>doing it with your friend's older sister in his room
Been there, done that. I dated my friend's hot sister for six years. The question is, did my little sister ever screw a guy in MY room when I lived at home...?
Nah, I loved it. None of them are total dicks (well, the friend was a little coercive with the young lady), everyone's happy. Wouldn't have been wincest anyway. Here's hoping the playboy stays interested in the girl.
Personally, I only found it confusing because she screams it with an exclamation point. Combined with the fact that she's tossing water over herself, I thought it might be "Uncle!" as in "Mercy!" or, if you're from the American South, "Oh, lawwwdie!"
Pettanko glasses. Thank god. I know it's probably some creepy oedipal thing since my mother was basically a bespectacled Arcueid when I was young, but j'adore the pettanko glasses.
Some day, some editor is going to call out some translator for writing "you're beautiful" when the creeper is talking about the girl's cooch. This editor will replace the following "Don't look!" with "Cut out the genital synecdoche!"

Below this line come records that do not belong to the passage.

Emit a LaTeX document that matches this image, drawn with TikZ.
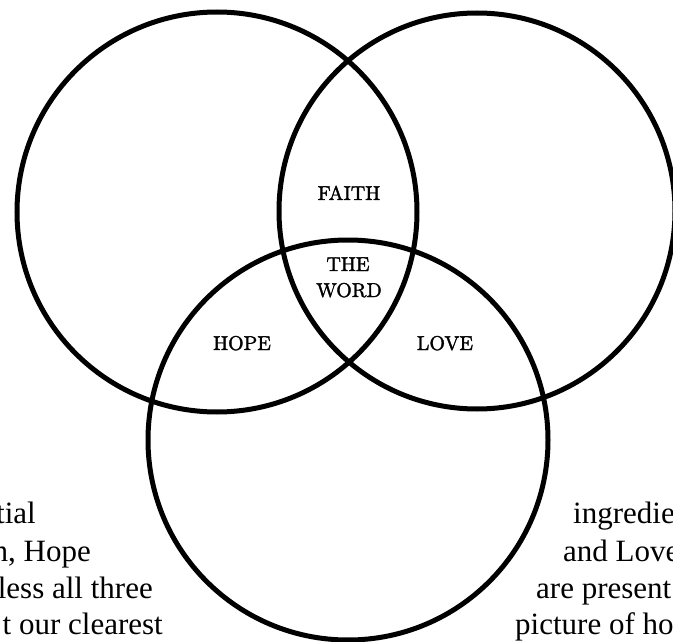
\documentclass[tikz,border=0pt]{standalone}
\usepackage{fontspec}
\newfontfamily\bodyfont{Liberation Serif}
\newfontfamily\lblfont[FakeBold=1.6]{lmroman10-regular.otf}
\tikzset{
  ring/.style={draw=black, line width=5pt},
  lbl/.style={font=\lblfont\fontsize{20}{22}\selectfont, anchor=base, inner sep=0pt},
  txtR/.style={font=\bodyfont\fontsize{31}{37}\selectfont, anchor=base east, inner sep=0pt},
  txtL/.style={font=\bodyfont\fontsize{31}{37}\selectfont, anchor=base west, inner sep=0pt},
}
\begin{document}
\begin{tikzpicture}[x=1pt,y=-1pt]
\useasboundingbox (0,0) rectangle (673,642);
\clip (0,0) rectangle (673,642);
\fill[white] (0,0) rectangle (673,642);
\coordinate (cL) at (217,212);
\coordinate (cR) at (477,211);
\coordinate (cB) at (348,440);
\draw[ring] (cL) circle[radius=200];
\draw[ring] (cR) circle[radius=198];
\draw[ring] (cB) circle[radius=200];
\node[lbl] (faith) at (349,200) {FAITH};
\node[lbl] (the) at (348,271) {THE};
\node[lbl] (word) at (349,297) {WORD};
\node[lbl] (hope) at (242,350) {HOPE};
\node[lbl] (love) at (445,350) {LOVE};
\node[txtR] (l1) at (36,523) {tial};
\node[txtR] (l2) at (91,561) {h, Hope};
\node[txtR] (l3) at (153,598) {less all three};
\node[txtR] (l4) at (163,634) {t our clearest};
\node[txtL] (r1) at (573,523) {ingredie};
\node[txtL] (r2) at (563,561) {and Love};
\node[txtL] (r3) at (536,598) {are present};
\node[txtL] (r4) at (515,634) {picture of ho};
\end{tikzpicture}
\end{document}
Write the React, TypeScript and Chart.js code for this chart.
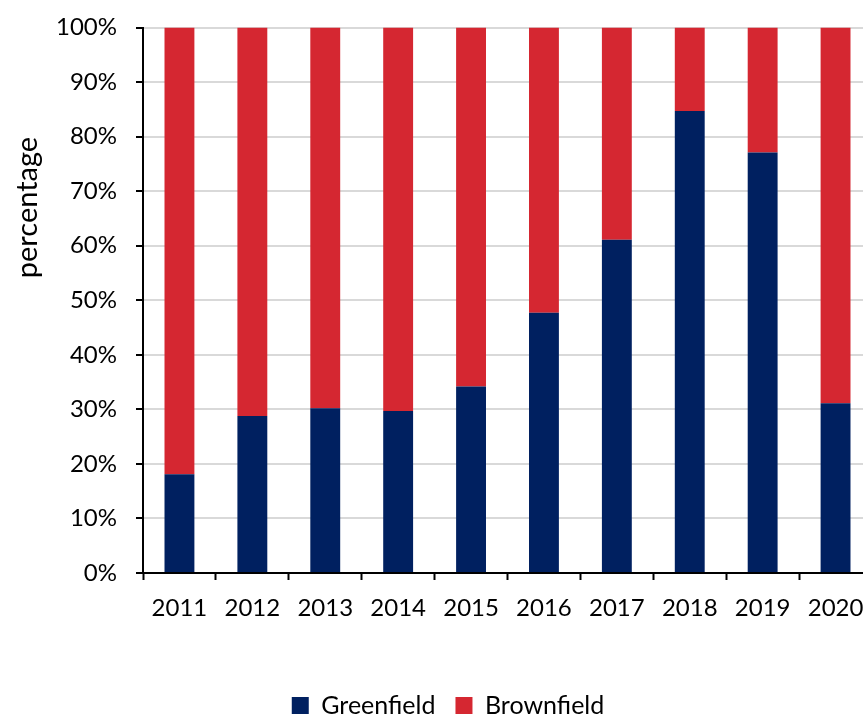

Also, the guy decided to cosplay as the cow dude from fruits basket.
I'm still waiting for the series about the premature ejaculating wild west lawman and outlaw that shoot each other with semen. And the brave young girl that takes on the outlaw despite her gender disadvantage. Don't remember the title, but it was glorious.
lmfao. This guy looks like P4 Adachi with that hairdo. This must be how he ended up a rapist. I hadn't even thought about this consciously until I found myself humming New World Fool on page 17, when I saw his profile shot in the lower right.